Write out each line of the listing as it stands, without the images.

— Start of Collected data —

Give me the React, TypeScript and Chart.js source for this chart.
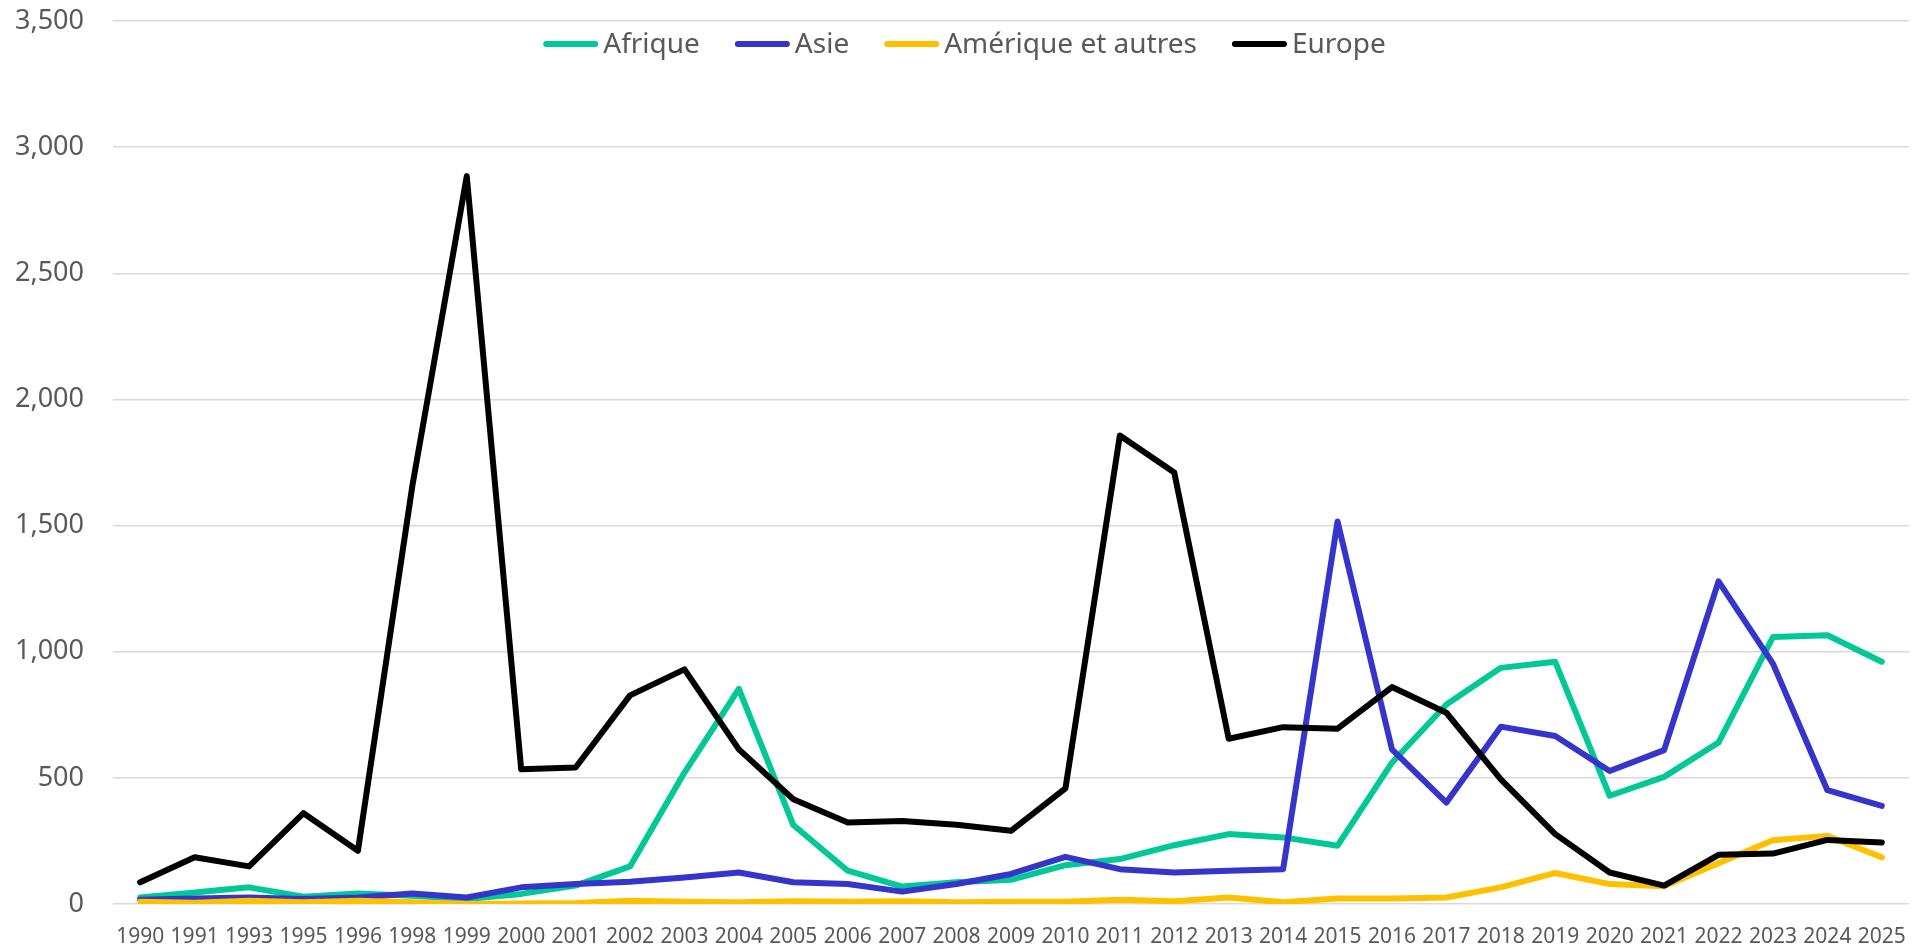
import React, { useEffect, useRef } from "react";
import { Chart, registerables } from "chart.js";

Chart.register(...registerables);

const years = [
  "1990", "1991", "1993", "1995", "1996", "1998", "1999", "2000", "2001", "2002", "2003",
  "2004", "2005", "2006", "2007", "2008", "2009", "2010", "2011", "2012", "2013", "2014",
  "2015", "2016", "2017", "2018", "2019", "2020", "2021", "2022", "2023", "2024", "2025",
];

const afrique = [
  26, 46, 66, 29, 42, 33, 20, 40, 73, 149, 521, 853, 313, 132, 69, 86, 96, 154, 178, 233, 277,
  264, 231, 560, 791, 936, 960, 429, 504, 640, 1058, 1065, 960,
];

const asie = [
  17, 22, 26, 20, 26, 42, 26, 66, 79, 88, 105, 125, 86, 79, 49, 79, 119, 187, 138, 125, 132,
  138, 1516, 613, 402, 703, 666, 527, 610, 1279, 953, 451, 389,
];

const amerique = [
  9, 5, 13, 7, 13, 7, 0, 2, 4, 13, 9, 7, 11, 9, 11, 7, 9, 9, 17, 11, 26, 7, 22, 22, 26, 66, 123,
  79, 70, 162, 253, 270, 185,
];

const europe = [
  86, 185, 149, 360, 211, 1657, 2885, 534, 541, 827, 930, 613, 415, 323, 329, 314, 290, 458,
  1857, 1710, 655, 701, 695, 860, 758, 494, 277, 125, 73, 195, 200, 254, 244,
];

const seriesNames = ["Afrique", "Asie", "Amérique et autres", "Europe"];
const seriesColors = ["#00C896", "#3535CC", "#FFC000", "#000000"];

const yTicks = { min: 0, max: 3500, step: 500 };

const FONT = '"Noto Sans", "Open Sans", sans-serif';
const TEXT_COLOR = "#595959";
const W = 1929;
const H = 950;

const legendPlugin = {
  id: "customLegend",
  afterDraw(chart: any) {
    const ctx = chart.ctx as CanvasRenderingContext2D;
    const lineLen = 55;
    const gapLineText = 5;
    const gapItems = 35;
    ctx.save();
    ctx.font = `28px ${FONT}`;
    const items = chart.data.datasets.map((ds: any) => ({
      label: ds.label as string,
      color: ds.borderColor as string,
      w: ctx.measureText(ds.label).width,
    }));
    let total = 0;
    items.forEach((it: any, i: number) => {
      total += lineLen + gapLineText + it.w + (i < items.length - 1 ? gapItems : 0);
    });
    let x = chart.width / 2 - total / 2;
    const y = 44;
    items.forEach((it: any) => {
      ctx.strokeStyle = it.color;
      ctx.lineWidth = 6;
      ctx.lineCap = "round";
      ctx.beginPath();
      ctx.moveTo(x + 3, y);
      ctx.lineTo(x + lineLen - 3, y);
      ctx.stroke();
      x += lineLen + gapLineText;
      ctx.fillStyle = TEXT_COLOR;
      ctx.textBaseline = "middle";
      ctx.textAlign = "left";
      ctx.fillText(it.label, x, y + 1);
      x += it.w + gapItems;
    });
    ctx.restore();
  },
};

export default function App() {
  const canvasRef = useRef<HTMLCanvasElement | null>(null);

  useEffect(() => {
    if (!canvasRef.current) return;
    const values = [afrique, asie, amerique, europe];
    const orders = [3, 2, 1, 0];
    const chart = new Chart(canvasRef.current, {
      type: "line",
      data: {
        labels: years,
        datasets: seriesNames.map((name, i) => ({
          label: name,
          data: values[i],
          borderColor: seriesColors[i],
          backgroundColor: seriesColors[i],
          borderWidth: 6,
          pointRadius: 0,
          pointHoverRadius: 0,
          tension: 0,
          borderJoinStyle: "round" as const,
          borderCapStyle: "round" as const,
          fill: false,
          order: orders[i],
        })),
      },
      options: {
        animation: false,
        responsive: false,
        maintainAspectRatio: false,
        devicePixelRatio: 1,
        locale: "en-US",
        layout: { padding: { left: 0, right: 20, top: 21, bottom: 0 } },
        plugins: {
          legend: { display: false },
          tooltip: { enabled: false },
          title: { display: false },
        },
        scales: {
          x: {
            type: "category",
            offset: true,
            grid: { display: false, drawTicks: false },
            border: { display: false },
            ticks: {
              autoSkip: false,
              maxRotation: 0,
              minRotation: 0,
              padding: 20,
              color: TEXT_COLOR,
              font: { family: FONT, size: 21 },
            },
            afterFit(scale: any) {
              scale.height = 46;
            },
          },
          y: {
            min: yTicks.min,
            max: yTicks.max,
            grid: { color: "#d9d9d9", lineWidth: 1.5, drawTicks: false },
            border: { display: false },
            ticks: {
              stepSize: yTicks.step,
              padding: 29,
              color: TEXT_COLOR,
              font: { family: FONT, size: 27 },
            },
            afterFit(scale: any) {
              scale.width = 113;
              scale.paddingTop = 17;
              scale.paddingBottom = 0;
            },
          },
        },
      },
      plugins: [legendPlugin],
    });
    return () => chart.destroy();
  }, []);

  return (
    <div
      style={{
        position: "fixed",
        left: 0,
        top: 0,
        width: `${W}px`,
        height: `${H}px`,
        background: "#ffffff",
      }}
    >
      <canvas ref={canvasRef} width={W} height={H} style={{ display: "block", width: `${W}px`, height: `${H}px` }} />
    </div>
  );
}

— End of Collected data —

* Solved problem *
Give me the React, TypeScript and Chart.js source for this chart.
import React, { useEffect, useRef } from "react";
import { Chart, registerables } from "chart.js";

Chart.register(...registerables);

const years = [
  "1990", "1991", "1993", "1995", "1996", "1998", "1999", "2000", "2001", "2002", "2003",
  "2004", "2005", "2006", "2007", "2008", "2009", "2010", "2011", "2012", "2013", "2014",
  "2015", "2016", "2017", "2018", "2019", "2020", "2021", "2022", "2023", "2024", "2025",
];

const afrique = [
  26, 46, 66, 29, 42, 33, 20, 40, 73, 149, 521, 853, 313, 132, 69, 86, 96, 154, 178, 233, 277,
  264, 231, 560, 791, 936, 960, 429, 504, 640, 1058, 1065, 960,
];

const asie = [
  17, 22, 26, 20, 26, 42, 26, 66, 79, 88, 105, 125, 86, 79, 49, 79, 119, 187, 138, 125, 132,
  138, 1516, 613, 402, 703, 666, 527, 610, 1279, 953, 451, 389,
];

const amerique = [
  9, 5, 13, 7, 13, 7, 0, 2, 4, 13, 9, 7, 11, 9, 11, 7, 9, 9, 17, 11, 26, 7, 22, 22, 26, 66, 123,
  79, 70, 162, 253, 270, 185,
];

const europe = [
  86, 185, 149, 360, 211, 1657, 2885, 534, 541, 827, 930, 613, 415, 323, 329, 314, 290, 458,
  1857, 1710, 655, 701, 695, 860, 758, 494, 277, 125, 73, 195, 200, 254, 244,
];

const seriesNames = ["Afrique", "Asie", "Amérique et autres", "Europe"];
const seriesColors = ["#00C896", "#3535CC", "#FFC000", "#000000"];

const yTicks = { min: 0, max: 3500, step: 500 };

const FONT = '"Noto Sans", "Open Sans", sans-serif';
const TEXT_COLOR = "#595959";
const W = 1929;
const H = 950;

const legendPlugin = {
  id: "customLegend",
  afterDraw(chart: any) {
    const ctx = chart.ctx as CanvasRenderingContext2D;
    const lineLen = 55;
    const gapLineText = 5;
    const gapItems = 35;
    ctx.save();
    ctx.font = `28px ${FONT}`;
    const items = chart.data.datasets.map((ds: any) => ({
      label: ds.label as string,
      color: ds.borderColor as string,
      w: ctx.measureText(ds.label).width,
    }));
    let total = 0;
    items.forEach((it: any, i: number) => {
      total += lineLen + gapLineText + it.w + (i < items.length - 1 ? gapItems : 0);
    });
    let x = chart.width / 2 - total / 2;
    const y = 44;
    items.forEach((it: any) => {
      ctx.strokeStyle = it.color;
      ctx.lineWidth = 6;
      ctx.lineCap = "round";
      ctx.beginPath();
      ctx.moveTo(x + 3, y);
      ctx.lineTo(x + lineLen - 3, y);
      ctx.stroke();
      x += lineLen + gapLineText;
      ctx.fillStyle = TEXT_COLOR;
      ctx.textBaseline = "middle";
      ctx.textAlign = "left";
      ctx.fillText(it.label, x, y + 1);
      x += it.w + gapItems;
    });
    ctx.restore();
  },
};

export default function App() {
  const canvasRef = useRef<HTMLCanvasElement | null>(null);

  useEffect(() => {
    if (!canvasRef.current) return;
    const values = [afrique, asie, amerique, europe];
    const orders = [3, 2, 1, 0];
    const chart = new Chart(canvasRef.current, {
      type: "line",
      data: {
        labels: years,
        datasets: seriesNames.map((name, i) => ({
          label: name,
          data: values[i],
          borderColor: seriesColors[i],
          backgroundColor: seriesColors[i],
          borderWidth: 6,
          pointRadius: 0,
          pointHoverRadius: 0,
          tension: 0,
          borderJoinStyle: "round" as const,
          borderCapStyle: "round" as const,
          fill: false,
          order: orders[i],
        })),
      },
      options: {
        animation: false,
        responsive: false,
        maintainAspectRatio: false,
        devicePixelRatio: 1,
        locale: "en-US",
        layout: { padding: { left: 0, right: 20, top: 21, bottom: 0 } },
        plugins: {
          legend: { display: false },
          tooltip: { enabled: false },
          title: { display: false },
        },
        scales: {
          x: {
            type: "category",
            offset: true,
            grid: { display: false, drawTicks: false },
            border: { display: false },
            ticks: {
              autoSkip: false,
              maxRotation: 0,
              minRotation: 0,
              padding: 20,
              color: TEXT_COLOR,
              font: { family: FONT, size: 21 },
            },
            afterFit(scale: any) {
              scale.height = 46;
            },
          },
          y: {
            min: yTicks.min,
            max: yTicks.max,
            grid: { color: "#d9d9d9", lineWidth: 1.5, drawTicks: false },
            border: { display: false },
            ticks: {
              stepSize: yTicks.step,
              padding: 29,
              color: TEXT_COLOR,
              font: { family: FONT, size: 27 },
            },
            afterFit(scale: any) {
              scale.width = 113;
              scale.paddingTop = 17;
              scale.paddingBottom = 0;
            },
          },
        },
      },
      plugins: [legendPlugin],
    });
    return () => chart.destroy();
  }, []);

  return (
    <div
      style={{
        position: "fixed",
        left: 0,
        top: 0,
        width: `${W}px`,
        height: `${H}px`,
        background: "#ffffff",
      }}
    >
      <canvas ref={canvasRef} width={W} height={H} style={{ display: "block", width: `${W}px`, height: `${H}px` }} />
    </div>
  );
}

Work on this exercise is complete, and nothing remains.